Kendileri kadın düşkünü olup aşka, sevgiye değer vermeyen karakterler, elindeki tespihle ev basan küfürbaz imamlar, yalancı-düzenbaz, açgöz, doymak bilmeyen hocalar Yeşilçam'ın alışılmış din adamı görüntüsüydü.
Din adına sağlam bilgilerle donatılmamış bir neslin bu görüntülerle, imgelerle büyütüldüğünü hesaba katarsak bugün ortaya çıkan algının çok da yadsınır olduğunu söyleyemeyiz.
Din ve din adamıyla tek bağı yerli yapım filmler, abartılı karikatürler, keçi çalan imam, tacizci din dersi öğretmeni vs haberleri olan bir kuşağın dine dair her bir unsura öfke duyması, korku ve kuşkuyla yaklaşması anlaşılabilir.
Eh, bu fotoğrafa mahalle imamının şortla geldikleri için camiden kovduğu çocuklar, Cehennem odunu olacağı yorumunu yaptığı kişilerin de küçümsenmeyecek katkı sağladığı aşikar!
Yani, içten ve dıştan yürütülen bilinçli-bilinçsiz politikaların sonucu olarak ortaya çıkarılan dinle ilgili olan ait düşmanlık, toplumun bazı kesimlerinde yargısız infaz ve koşulsuz önyargıya dönüşmüş durumda.
Konuyla ilgili Ensar Vakfı'nın; "Söz konusu şahsın bizimle hiçbir bağı yok. Sadece 2013 yılında 5 ay süreyle yolumuz kesişmiş" dediği milli eğitim öğretmeni üzerinden -Allah'tan din dersi öğretmeni değildi- dine, dini değerlere ve manevi hizmetleriyle bilinen köklü bir vakfa saldırılması bir aymazlık, nefret ürünü değil midir?
Velev ki vakıf üyesi olsun; her STK, parti, teşekkül üyesinin cürmünden topyeku00fbn kurum ve üyeler ne zamandan beri sorumlu tutulup cezalandırılmaya başlandı!

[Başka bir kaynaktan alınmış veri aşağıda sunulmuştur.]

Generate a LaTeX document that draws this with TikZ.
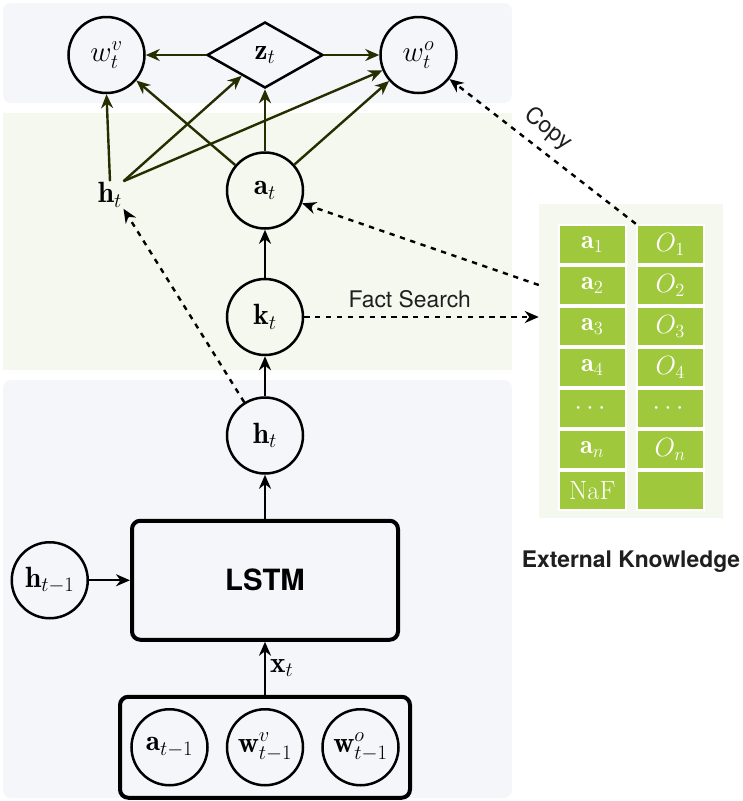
\RequirePackage{fix-cm}
\documentclass[tikz,border=0pt]{standalone}
\usepackage{amsmath}
\usepackage{fontspec}
\newfontfamily\heros{TeX Gyre Heros}
\usetikzlibrary{shapes.geometric, arrows.meta, positioning, calc}

\definecolor{panelgrey}{RGB}{245,246,249}
\definecolor{panelgreen}{RGB}{245,248,239}
\definecolor{cellgreen}{RGB}{160,200,60}
\definecolor{darkolive}{RGB}{38,46,0}

\begin{document}
\begin{tikzpicture}[
  circ/.style={circle, draw, line width=0.075cm, minimum size=2.28cm, inner sep=0pt, font=\fontsize{25}{29}\selectfont},
  diam/.style={diamond, draw, line width=0.075cm, minimum width=3.48cm, minimum height=1.98cm, inner sep=0pt, font=\fontsize{25}{29}\selectfont},
  lstmbox/.style={rectangle, draw, rounded corners=0.25cm, line width=0.12cm, minimum width=7.98cm, minimum height=3.57cm, font=\heros\bfseries\fontsize{25}{29}\selectfont},
  inbox/.style={rectangle, draw, rounded corners=0.25cm, line width=0.12cm, minimum width=8.7cm, minimum height=3.03cm},
  cell/.style={rectangle, fill=cellgreen, draw=white, line width=0.06cm, minimum width=2.01cm, minimum height=1.17cm, text=white, font=\fontsize{22.5}{26}\selectfont},
  arrow/.style={-{Stealth[length=4.2mm, width=3.6mm]}, line width=0.072cm},
  darrow/.style={arrow, dash pattern=on 4.5pt off 4.8pt},
  sans/.style={font=\heros\fontsize{19.5}{23}\selectfont, text=black!88},
]
\useasboundingbox (0,0) rectangle (22.29,-24.03);

% Panels
\fill[panelgrey, rounded corners=0.24cm] (0.09,-0.09) rectangle (15.36,-3.09);
\fill[panelgreen] (0.09,-3.39) rectangle (15.36,-11.1);
\fill[panelgrey, rounded corners=0.24cm] (0.09,-11.4) rectangle (15.36,-23.94);

% Output
\node[diam] (zt) at (7.95,-1.65) {$\mathbf{z}_t$};
\node[circ, left=1.8cm of zt] (wv) {$w_t^v$};
\node[circ, right=1.65cm of zt] (wo) {$w_t^o$};
\node[font=\fontsize{25}{29}\selectfont, inner sep=1pt] (ht) at (3.3,-5.85) {$\mathbf{h}_t$};

% Central column
\node[circ, below=1.86cm of zt] (at) {$\mathbf{a}_t$};
\node[circ, below=1.44cm of at] (kt) {$\mathbf{k}_t$};
\node[circ, below=1.2cm of kt] (hc) {$\mathbf{h}_t$};
\node[lstmbox, below=1.32cm of hc] (lstm) {LSTM};
\node[circ, left=1.23cm of lstm] (hprev) {$\mathbf{h}_{t-1}$};

% Input
\node[inbox, below=1.59cm of lstm] (inp) {};
\node[circ] (wvprev) at (inp) {$\mathbf{w}^v_{t-1}$};
\node[circ, left=0.51cm of wvprev] (aprev) {$\mathbf{a}_{t-1}$};
\node[circ, right=0.51cm of wvprev] (woprev) {$\mathbf{w}^o_{t-1}$};

% External knowledge
\node[fill=panelgreen, minimum width=5.52cm, minimum height=9.42cm] (kb) at (18.93,-10.83) {};
\node[cell, anchor=north west] (a1) at ([xshift=0.57cm, yshift=-0.6cm]kb.north west) {$\mathbf{a}_1$};
\node[cell, below=0cm of a1] (a2) {$\mathbf{a}_2$};
\node[cell, below=0cm of a2] (a3) {$\mathbf{a}_3$};
\node[cell, below=0cm of a3] (a4) {$\mathbf{a}_4$};
\node[cell, below=0cm of a4] (adots) {$\cdots$};
\node[cell, below=0cm of adots] (an) {$\mathbf{a}_n$};
\node[cell, below=0cm of an] (naf) {NaF};
\node[cell, right=0.27cm of a1] (o1) {$O_1$};
\node[cell, below=0cm of o1] (o2) {$O_2$};
\node[cell, below=0cm of o2] (o3) {$O_3$};
\node[cell, below=0cm of o3] (o4) {$O_4$};
\node[cell, below=0cm of o4] (odots) {$\cdots$};
\node[cell, below=0cm of odots] (on) {$O_n$};
\node[cell, below=0cm of on] (oempty) {};
\node[sans, font=\heros\bfseries\fontsize{19.5}{23}\selectfont, below=0.85cm of kb] (ekl) {External Knowledge};
\coordinate (kbin) at ([yshift=2.28cm]kb.west);

% Arrows to output
\draw[arrow, darkolive] (zt) -- (wv);
\draw[arrow, darkolive] (zt) -- (wo);
\draw[arrow, darkolive] (ht.north) -- (wv.south);
\draw[arrow, darkolive] (ht.north east) -- (zt);
\draw[arrow, darkolive] (ht.north east) -- (wo);
\draw[arrow, darkolive] (at) -- (wv);
\draw[arrow, darkolive] (at) -- (zt);
\draw[arrow, darkolive] (at) -- (wo);

% Column arrows
\draw[arrow] (kt) -- (at);
\draw[arrow] (hc) -- (kt);
\draw[arrow] (lstm) -- (hc);
\draw[arrow] (hprev) -- (lstm);
\draw[arrow] (inp) -- node[right, font=\fontsize{25}{29}\selectfont] (xt) {$\mathbf{x}_t$} (lstm);

% Dashed links
\draw[darrow] (hc) -- (ht.south east);
\draw[darrow] (kt) -- node[above=3pt, sans, pos=0.45] (fs) {Fact Search} (kt -| kb.west);
\draw[darrow] (kbin) -- (at);
\draw[darrow] (o1.north west) -- node[pos=0.54, sloped, above=4pt, sans] (cp) {Copy} (wo);

\end{tikzpicture}
\end{document}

Ensar Vakfı kapatılsın, diye kampanya başlatanlara "madem bu kadar hassassınız o halde geçmiş yıllarda Aziz Nesin Vakfı'nda çocuklara tecavüz edildiğinde neden aynı tepkiyi göstermediniz" diye sormazlar mı?
Aziz Nesin Vakfı yöneticisi Ali Nesin'in tecavüz savunusu olarak fecaat: "Çocuklar evcilik oyununun biraz ileri götürmüşler" sözüne neden yeri göğü ayağa kaldırmadınız?
Söylemiştik ya, bu bir vakıf savunusu yazısı değil vicdanlarınızı hatırlamanız için bir uyarıcıdır.
Pedofil sapığa gelince; müebbet hapsin hafif kalacağına, idam cezasının getirilmesi düşüncemizi bir kez de burada tekrar edelim!